Gli italiani, dunque, sono persone di cuore, capaci di prodigarsi
gratuitamente per cinque ore e mezzo a settimana; se lo stesso tempo
fosse regolarmente retribuito ci vorrebbero in un anno circa 750
mila lavoratori a tempo pieno. Di fatto il 12 per cento della
popolazione adulta svolge attività di volontariato, un dato nella
media con i paesi europei anche se un po' inferiore a quello degli
anni Ottanta, quando si aveva una stima del 15 per cento.
La ricerca, condotta in collaborazione con l'Eurisko, ha anche
riportato per la prima volta i dati sulle donazioni in denaro o in
beni che noi italiani facciamo a favore di organizzazioni non profit.
Una solidarietà che coinvolge il 46 per cento degli italiani, oltre
20 milioni di persone che nell'arco di un anno hanno fatto regali in
favore di enti a sostegno dei più bisognosi. "Di fatto quasi
tutta la popolazione italiana fa offerte e donazioni", ha
spiegato il sociologo Ilvo Diamanti,
"perché è un atto di che si compie a nome di tutta la
famiglia". Per un ammontare, per il 1996, di oltre due miliardi
di lire circa, 100 mila lire a testa, se si escludono i grandi
donatori.
Il mondo dell'associazionismo è invece in calo: coinvolge oltre 15
milioni di italiani (il 35 per cento) ma la spinta associativa
mostra segni di declino, soprattutto per quanto riguarda il numero
degli iscritti ai partiti (meno 1,2 per cento nel 1997 rispetto al
1994), dei sindacati (meno due per cento) e delle associazioni di
categoria e professionali (meno 1,3 per cento). In aumento invece le
adesioni alle associazioni di carattere sociale e civico.
"Il terzo settore", ha commentato il presidente del Cnel
Giuseppe De Rita, "si colloca a metà tra il verticalismo del
potere politico e la molecolarizzazione, tra l'azione lontana dello
Stato e la difesa dello spazio del singolo, ma è di fatto
riconosciuto come una realtà rigenerante del tessuto logoro della
società civile". Basti pensare alle sue doti
"taumaturgiche" in tema di lotta contro le differenze
sociali e razziali, di tutela dei diritti civili, dell'ambiente, dei
consumatori e così via. La ricerca ha anche evidenziato quanto, a
fronte del calo della partecipazione, sia in crescita la fedeltà
degli associati, si vada verso una maggiore professionalità
dell'associato e si vadano consolidando vere e proprie aziende a
carattere associativo.
Un ultimo dato mostra che anche per il fenomeno dell'associazionismo
e del volontariato è connotato da divisioni e contraddizioni.

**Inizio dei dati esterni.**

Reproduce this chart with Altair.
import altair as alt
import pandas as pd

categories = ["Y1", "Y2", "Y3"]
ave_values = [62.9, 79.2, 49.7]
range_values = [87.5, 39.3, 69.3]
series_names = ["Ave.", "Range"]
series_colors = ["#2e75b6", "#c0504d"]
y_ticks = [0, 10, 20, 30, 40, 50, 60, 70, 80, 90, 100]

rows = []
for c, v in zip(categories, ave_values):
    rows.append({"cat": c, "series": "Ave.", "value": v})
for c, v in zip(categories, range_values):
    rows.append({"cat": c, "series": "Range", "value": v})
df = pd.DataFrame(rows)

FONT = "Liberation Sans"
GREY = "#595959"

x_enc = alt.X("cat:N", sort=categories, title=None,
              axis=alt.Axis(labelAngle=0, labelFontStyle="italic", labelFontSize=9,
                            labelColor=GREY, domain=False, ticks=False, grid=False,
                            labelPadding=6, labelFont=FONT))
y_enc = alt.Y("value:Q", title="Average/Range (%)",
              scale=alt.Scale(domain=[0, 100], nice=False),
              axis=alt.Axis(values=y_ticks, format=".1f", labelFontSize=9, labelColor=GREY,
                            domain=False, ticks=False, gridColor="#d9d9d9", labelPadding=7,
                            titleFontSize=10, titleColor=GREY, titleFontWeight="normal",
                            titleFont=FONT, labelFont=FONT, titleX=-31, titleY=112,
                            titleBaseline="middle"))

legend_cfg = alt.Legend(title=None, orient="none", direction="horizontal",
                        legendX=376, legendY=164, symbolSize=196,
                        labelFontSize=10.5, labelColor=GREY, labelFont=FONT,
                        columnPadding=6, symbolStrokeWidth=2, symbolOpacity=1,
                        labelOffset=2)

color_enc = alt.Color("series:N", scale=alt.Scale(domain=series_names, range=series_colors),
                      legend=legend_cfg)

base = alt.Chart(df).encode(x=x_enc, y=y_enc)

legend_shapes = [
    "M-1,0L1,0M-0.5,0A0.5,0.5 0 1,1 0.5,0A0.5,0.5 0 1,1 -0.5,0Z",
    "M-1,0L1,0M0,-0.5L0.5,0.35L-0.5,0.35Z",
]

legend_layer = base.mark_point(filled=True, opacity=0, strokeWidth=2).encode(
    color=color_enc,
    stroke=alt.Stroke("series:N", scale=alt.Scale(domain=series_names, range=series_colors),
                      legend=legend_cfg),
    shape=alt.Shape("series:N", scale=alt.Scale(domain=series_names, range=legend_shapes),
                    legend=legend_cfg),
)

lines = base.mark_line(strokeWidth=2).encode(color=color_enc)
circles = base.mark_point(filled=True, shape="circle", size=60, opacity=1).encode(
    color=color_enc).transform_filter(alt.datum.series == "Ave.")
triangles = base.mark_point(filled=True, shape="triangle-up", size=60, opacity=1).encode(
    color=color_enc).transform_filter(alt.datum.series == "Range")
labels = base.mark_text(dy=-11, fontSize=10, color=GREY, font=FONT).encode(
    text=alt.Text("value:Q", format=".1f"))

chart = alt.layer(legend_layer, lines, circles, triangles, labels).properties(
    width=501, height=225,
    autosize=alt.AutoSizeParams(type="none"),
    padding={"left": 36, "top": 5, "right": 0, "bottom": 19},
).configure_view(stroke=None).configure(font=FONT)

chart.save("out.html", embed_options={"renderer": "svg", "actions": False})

Un'Italia divisa in due: nel Nord Ovest e nei centri urbani la
partecipazione sociale è più forte, nel Sud e le isole la trama
civile e politica è più debole e ancorata a vecchi schemi sociali.
Infine, una interessante "differenza sessuale": tutto al
femminile il volontariato, tutto al maschile l'associazionismo.